■ **Stated task**:
Work out how many lines in the data hold the word "this", and reply with that number only.
--- --- ---
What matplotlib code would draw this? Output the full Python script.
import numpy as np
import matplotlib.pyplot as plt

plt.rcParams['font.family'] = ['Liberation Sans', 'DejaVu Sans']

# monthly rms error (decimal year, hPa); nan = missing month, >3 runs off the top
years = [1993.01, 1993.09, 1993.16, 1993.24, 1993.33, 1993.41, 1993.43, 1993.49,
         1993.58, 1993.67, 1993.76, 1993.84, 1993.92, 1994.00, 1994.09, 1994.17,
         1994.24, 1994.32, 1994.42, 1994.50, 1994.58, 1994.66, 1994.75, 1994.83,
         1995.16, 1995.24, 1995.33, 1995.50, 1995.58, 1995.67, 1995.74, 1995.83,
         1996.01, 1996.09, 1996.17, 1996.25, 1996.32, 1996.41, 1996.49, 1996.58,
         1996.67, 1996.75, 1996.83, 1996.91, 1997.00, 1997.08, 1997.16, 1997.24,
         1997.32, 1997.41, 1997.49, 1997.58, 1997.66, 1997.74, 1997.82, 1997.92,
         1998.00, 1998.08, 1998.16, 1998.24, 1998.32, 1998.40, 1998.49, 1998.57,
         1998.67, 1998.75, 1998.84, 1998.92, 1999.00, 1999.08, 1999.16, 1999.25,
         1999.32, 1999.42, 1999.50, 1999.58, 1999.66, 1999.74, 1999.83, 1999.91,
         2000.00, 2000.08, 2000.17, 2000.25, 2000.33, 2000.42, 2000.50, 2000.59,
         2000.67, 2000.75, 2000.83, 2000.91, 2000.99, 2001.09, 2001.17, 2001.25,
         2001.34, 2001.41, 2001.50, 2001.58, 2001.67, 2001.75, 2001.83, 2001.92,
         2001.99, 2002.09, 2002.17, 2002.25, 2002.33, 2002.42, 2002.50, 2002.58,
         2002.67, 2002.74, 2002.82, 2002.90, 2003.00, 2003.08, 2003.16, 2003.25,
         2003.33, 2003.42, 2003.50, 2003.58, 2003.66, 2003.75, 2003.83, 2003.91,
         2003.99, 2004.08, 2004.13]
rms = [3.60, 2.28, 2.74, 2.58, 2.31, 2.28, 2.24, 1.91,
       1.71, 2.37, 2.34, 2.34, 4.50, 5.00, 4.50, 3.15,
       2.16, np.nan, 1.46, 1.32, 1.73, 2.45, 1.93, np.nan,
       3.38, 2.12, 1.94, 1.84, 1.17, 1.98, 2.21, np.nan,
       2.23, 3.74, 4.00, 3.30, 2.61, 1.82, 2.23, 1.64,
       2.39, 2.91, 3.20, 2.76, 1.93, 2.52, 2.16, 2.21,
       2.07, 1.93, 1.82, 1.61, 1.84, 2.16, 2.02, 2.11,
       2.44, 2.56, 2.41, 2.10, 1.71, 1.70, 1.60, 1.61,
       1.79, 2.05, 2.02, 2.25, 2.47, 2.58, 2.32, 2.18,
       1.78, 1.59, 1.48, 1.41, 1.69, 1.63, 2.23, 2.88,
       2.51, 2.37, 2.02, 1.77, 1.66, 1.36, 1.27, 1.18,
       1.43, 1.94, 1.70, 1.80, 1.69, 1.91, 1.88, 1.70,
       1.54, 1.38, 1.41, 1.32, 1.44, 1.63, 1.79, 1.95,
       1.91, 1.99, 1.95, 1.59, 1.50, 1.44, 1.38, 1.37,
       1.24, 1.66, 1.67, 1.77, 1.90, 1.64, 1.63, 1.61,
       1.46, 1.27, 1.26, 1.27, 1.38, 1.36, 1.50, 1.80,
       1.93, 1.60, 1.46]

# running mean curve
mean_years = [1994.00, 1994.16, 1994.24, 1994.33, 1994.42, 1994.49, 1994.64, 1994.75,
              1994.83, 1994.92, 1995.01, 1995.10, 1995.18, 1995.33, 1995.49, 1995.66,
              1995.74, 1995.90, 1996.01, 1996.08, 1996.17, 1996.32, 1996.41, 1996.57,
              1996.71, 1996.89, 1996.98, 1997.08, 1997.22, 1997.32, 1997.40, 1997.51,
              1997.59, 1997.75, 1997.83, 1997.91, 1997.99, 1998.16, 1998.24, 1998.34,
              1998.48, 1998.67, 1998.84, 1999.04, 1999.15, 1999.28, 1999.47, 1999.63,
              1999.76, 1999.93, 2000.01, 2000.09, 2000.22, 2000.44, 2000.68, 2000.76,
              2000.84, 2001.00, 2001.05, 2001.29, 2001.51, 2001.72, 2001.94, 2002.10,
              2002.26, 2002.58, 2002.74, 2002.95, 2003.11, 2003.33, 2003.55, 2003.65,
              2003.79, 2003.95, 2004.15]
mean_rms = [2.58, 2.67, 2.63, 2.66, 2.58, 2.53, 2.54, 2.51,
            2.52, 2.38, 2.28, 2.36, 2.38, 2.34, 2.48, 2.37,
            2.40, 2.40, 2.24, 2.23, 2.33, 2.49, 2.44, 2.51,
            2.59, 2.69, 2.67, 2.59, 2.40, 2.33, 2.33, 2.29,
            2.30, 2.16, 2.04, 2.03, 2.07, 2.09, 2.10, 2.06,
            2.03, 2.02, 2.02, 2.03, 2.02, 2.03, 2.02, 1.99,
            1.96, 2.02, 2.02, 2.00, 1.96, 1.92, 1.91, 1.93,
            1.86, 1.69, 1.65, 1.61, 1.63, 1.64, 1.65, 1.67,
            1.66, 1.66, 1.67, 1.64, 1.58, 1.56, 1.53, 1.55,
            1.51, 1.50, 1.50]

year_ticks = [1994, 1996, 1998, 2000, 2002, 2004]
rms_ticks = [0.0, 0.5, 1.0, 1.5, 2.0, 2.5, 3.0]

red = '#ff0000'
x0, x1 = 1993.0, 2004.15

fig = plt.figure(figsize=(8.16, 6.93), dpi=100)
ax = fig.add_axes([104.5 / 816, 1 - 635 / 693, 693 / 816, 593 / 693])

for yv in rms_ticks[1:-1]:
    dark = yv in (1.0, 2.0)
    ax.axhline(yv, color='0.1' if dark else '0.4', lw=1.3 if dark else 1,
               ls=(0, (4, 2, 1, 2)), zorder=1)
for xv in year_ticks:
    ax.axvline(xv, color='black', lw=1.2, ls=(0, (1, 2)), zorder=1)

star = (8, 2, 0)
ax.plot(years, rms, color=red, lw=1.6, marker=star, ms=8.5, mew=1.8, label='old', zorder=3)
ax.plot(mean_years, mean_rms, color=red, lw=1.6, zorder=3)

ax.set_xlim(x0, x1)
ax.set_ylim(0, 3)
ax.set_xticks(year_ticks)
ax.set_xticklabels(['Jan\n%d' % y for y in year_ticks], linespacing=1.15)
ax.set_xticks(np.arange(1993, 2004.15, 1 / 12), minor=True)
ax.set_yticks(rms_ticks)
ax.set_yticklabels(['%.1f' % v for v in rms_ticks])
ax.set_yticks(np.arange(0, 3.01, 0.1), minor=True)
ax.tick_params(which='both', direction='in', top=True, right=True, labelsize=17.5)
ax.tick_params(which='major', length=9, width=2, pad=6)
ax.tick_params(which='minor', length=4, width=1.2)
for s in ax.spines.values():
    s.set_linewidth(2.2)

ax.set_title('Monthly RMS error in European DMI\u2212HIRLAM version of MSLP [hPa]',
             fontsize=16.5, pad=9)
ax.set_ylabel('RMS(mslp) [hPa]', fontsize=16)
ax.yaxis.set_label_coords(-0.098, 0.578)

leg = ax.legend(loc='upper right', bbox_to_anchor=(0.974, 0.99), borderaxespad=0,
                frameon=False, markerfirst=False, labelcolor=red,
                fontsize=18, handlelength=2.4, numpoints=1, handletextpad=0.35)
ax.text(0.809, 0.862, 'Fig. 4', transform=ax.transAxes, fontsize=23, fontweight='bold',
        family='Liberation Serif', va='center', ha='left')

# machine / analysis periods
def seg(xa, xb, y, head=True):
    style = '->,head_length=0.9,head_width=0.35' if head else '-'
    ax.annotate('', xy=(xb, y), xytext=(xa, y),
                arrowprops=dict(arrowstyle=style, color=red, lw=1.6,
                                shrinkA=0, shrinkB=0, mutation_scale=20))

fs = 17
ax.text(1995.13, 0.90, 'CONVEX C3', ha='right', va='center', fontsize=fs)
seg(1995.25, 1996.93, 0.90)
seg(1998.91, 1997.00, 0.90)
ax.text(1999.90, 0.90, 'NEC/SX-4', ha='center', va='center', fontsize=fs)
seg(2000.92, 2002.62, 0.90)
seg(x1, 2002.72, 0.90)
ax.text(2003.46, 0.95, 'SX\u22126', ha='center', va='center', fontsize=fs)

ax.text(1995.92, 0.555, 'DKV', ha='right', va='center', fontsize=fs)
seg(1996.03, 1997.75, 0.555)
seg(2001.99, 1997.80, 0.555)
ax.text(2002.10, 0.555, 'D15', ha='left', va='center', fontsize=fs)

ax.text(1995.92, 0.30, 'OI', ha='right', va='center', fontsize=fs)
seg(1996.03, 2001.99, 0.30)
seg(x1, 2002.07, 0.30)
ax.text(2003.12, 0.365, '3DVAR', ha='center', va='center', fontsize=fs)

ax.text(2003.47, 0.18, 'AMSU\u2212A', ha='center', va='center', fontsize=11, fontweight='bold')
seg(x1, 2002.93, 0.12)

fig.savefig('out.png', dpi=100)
--- --- ---
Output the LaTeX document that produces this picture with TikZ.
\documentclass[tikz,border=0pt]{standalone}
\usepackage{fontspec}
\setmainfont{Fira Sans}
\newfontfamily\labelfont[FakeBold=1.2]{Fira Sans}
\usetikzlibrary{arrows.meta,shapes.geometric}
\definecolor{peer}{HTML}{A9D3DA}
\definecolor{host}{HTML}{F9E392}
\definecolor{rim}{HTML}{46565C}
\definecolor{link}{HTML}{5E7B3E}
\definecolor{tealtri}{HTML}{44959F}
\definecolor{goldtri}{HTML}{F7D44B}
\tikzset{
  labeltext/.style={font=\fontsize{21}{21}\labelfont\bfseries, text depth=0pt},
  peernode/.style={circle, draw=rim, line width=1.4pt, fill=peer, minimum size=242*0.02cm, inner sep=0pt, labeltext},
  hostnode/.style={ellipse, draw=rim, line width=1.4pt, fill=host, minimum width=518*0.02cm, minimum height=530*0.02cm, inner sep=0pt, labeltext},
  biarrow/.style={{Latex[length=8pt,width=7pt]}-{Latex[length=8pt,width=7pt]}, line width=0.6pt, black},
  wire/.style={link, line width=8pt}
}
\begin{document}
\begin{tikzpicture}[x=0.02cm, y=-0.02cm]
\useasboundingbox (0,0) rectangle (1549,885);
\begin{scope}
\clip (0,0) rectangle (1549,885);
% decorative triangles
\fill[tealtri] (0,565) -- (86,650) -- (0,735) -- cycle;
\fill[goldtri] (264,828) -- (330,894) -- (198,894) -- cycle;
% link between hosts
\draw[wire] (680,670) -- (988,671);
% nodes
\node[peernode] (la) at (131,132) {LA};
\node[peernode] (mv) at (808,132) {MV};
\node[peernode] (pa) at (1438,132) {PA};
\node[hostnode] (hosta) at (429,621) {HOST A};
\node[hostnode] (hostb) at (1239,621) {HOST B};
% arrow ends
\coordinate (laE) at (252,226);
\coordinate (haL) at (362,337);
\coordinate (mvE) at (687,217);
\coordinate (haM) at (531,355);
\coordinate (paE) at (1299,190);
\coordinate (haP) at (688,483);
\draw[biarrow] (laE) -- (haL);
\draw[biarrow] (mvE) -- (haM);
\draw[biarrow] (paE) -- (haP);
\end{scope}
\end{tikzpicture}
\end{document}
--- --- ---
■ **Task response**:
2